Records from a data source:
..............................

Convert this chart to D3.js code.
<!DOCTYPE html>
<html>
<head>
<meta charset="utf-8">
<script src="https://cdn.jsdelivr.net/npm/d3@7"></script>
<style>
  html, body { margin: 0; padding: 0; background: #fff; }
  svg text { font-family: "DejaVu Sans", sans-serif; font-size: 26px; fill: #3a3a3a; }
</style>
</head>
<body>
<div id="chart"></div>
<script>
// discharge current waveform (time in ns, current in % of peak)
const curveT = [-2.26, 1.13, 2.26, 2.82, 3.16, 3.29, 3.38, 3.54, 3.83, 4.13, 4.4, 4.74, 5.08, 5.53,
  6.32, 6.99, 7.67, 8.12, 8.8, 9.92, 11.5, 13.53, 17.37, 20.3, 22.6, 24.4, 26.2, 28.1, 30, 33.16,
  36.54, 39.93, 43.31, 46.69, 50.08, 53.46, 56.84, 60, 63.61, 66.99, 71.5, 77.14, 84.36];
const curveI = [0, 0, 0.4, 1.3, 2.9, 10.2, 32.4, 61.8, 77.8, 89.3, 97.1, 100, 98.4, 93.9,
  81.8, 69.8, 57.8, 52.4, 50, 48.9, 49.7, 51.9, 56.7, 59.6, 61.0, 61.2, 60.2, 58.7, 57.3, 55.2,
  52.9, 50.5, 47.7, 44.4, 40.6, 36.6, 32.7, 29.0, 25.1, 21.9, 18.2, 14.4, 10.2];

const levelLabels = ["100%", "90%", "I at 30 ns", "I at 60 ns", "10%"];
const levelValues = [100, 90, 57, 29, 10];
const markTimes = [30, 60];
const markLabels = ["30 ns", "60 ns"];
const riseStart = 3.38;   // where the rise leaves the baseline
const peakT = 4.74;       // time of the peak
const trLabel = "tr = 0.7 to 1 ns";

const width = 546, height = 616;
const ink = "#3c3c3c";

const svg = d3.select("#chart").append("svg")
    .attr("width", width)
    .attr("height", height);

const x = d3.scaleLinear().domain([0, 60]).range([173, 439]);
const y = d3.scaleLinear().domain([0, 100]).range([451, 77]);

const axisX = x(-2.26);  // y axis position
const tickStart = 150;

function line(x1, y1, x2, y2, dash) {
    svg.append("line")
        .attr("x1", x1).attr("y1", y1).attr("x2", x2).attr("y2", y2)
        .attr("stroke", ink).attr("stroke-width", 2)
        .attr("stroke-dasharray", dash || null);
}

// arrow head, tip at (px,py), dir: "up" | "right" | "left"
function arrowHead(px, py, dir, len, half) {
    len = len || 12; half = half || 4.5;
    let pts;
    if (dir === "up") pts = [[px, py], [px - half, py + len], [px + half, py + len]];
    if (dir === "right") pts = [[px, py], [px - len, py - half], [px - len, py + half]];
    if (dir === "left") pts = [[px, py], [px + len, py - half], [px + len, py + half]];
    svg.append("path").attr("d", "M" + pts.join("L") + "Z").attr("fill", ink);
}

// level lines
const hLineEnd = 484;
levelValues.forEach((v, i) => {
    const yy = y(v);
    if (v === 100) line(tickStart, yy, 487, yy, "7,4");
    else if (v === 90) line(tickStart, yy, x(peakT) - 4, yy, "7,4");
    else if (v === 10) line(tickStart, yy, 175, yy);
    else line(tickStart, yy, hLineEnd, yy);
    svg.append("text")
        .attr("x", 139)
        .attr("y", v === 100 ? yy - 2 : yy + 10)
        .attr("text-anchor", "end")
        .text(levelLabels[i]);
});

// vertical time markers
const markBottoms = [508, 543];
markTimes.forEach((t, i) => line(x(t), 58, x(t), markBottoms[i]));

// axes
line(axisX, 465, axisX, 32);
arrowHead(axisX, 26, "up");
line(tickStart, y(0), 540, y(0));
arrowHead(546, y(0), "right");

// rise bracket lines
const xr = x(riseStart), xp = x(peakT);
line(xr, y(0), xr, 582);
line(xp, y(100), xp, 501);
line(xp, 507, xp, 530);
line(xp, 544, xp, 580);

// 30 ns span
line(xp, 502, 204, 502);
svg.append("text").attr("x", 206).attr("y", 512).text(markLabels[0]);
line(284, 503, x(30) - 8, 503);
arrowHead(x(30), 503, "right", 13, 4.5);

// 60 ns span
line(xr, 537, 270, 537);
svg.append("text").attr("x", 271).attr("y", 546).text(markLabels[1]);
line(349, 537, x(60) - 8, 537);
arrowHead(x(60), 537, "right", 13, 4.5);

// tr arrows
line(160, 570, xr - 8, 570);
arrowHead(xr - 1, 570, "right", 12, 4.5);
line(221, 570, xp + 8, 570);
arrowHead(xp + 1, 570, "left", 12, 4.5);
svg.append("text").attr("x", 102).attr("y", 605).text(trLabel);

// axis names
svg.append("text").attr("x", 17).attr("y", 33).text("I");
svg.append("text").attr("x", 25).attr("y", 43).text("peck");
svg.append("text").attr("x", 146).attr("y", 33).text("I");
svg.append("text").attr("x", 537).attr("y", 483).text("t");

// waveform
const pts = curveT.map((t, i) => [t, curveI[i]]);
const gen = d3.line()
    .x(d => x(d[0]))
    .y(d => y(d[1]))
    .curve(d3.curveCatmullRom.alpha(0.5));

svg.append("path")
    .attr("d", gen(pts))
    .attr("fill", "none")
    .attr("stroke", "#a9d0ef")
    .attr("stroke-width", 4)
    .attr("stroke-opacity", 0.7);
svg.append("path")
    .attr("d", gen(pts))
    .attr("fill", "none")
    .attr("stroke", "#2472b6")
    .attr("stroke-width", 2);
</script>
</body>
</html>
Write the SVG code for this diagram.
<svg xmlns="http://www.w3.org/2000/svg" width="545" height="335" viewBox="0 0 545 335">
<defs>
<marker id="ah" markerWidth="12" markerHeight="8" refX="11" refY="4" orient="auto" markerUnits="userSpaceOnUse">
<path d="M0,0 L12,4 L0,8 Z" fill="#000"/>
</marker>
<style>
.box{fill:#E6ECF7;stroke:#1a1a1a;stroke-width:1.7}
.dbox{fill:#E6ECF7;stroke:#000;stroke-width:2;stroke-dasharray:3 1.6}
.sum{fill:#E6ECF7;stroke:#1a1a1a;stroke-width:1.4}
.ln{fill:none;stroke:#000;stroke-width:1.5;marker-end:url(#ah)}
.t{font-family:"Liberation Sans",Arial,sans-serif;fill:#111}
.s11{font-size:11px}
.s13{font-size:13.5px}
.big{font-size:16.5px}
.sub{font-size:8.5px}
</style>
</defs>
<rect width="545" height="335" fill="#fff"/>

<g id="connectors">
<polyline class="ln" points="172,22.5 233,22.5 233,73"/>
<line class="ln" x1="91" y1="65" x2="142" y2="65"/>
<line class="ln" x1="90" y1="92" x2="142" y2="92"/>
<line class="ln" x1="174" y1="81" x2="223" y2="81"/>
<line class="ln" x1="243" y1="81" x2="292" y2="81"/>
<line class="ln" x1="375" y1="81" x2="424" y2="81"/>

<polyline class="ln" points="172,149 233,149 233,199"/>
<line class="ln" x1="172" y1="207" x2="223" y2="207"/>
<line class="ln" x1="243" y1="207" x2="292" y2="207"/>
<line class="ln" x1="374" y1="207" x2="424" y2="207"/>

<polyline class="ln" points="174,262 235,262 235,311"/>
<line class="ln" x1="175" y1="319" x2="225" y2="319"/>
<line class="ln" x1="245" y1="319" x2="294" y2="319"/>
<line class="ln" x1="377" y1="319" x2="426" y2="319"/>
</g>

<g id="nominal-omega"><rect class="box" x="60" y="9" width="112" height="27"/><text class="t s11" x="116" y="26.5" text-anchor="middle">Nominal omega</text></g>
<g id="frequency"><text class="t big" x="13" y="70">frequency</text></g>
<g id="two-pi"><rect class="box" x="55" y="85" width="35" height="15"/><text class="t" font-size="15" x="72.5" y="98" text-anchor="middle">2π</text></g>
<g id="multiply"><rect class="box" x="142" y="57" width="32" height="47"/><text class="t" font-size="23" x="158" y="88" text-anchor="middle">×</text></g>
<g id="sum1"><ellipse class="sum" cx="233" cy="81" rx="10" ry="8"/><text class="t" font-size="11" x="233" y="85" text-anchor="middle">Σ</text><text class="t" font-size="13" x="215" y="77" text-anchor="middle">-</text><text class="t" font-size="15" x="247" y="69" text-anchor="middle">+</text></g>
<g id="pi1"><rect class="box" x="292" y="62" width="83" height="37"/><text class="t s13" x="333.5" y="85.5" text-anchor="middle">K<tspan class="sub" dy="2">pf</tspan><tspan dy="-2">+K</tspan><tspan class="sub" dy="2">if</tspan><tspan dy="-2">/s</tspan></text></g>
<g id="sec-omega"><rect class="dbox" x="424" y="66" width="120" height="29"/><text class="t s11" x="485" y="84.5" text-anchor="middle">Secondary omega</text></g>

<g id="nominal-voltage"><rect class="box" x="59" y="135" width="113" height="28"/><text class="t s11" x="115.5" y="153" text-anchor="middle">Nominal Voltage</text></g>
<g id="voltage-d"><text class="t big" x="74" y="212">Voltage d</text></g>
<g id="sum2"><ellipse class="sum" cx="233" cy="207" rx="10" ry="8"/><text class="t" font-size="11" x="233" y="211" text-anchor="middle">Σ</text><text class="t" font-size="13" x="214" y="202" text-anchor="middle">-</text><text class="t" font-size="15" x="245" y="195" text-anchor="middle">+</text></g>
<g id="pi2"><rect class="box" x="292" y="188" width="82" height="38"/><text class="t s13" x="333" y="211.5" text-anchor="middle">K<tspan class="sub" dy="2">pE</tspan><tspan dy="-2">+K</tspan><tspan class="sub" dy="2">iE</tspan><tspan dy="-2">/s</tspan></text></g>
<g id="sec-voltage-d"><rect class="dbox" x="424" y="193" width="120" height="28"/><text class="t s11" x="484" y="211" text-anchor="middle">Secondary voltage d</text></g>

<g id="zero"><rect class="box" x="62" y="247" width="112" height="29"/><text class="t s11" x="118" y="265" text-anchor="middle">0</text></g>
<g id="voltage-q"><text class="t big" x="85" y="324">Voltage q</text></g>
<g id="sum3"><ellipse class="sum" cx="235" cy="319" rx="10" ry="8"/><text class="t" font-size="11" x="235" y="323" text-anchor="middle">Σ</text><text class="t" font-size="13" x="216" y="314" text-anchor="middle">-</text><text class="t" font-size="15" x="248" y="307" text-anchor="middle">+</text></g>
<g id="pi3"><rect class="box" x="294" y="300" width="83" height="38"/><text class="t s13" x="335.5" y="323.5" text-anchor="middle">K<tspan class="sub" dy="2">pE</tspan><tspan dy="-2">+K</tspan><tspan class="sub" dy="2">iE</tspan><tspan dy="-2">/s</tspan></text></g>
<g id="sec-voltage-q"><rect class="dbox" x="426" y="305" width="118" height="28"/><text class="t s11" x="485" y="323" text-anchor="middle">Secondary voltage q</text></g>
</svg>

..............................

▸ PROBLEM TO WORK ON
Scan the entries above. Copy each line that has the string "this".

▸ TASK SOLUTION
Convert this chart to D3.js code.
Write the SVG code for this diagram.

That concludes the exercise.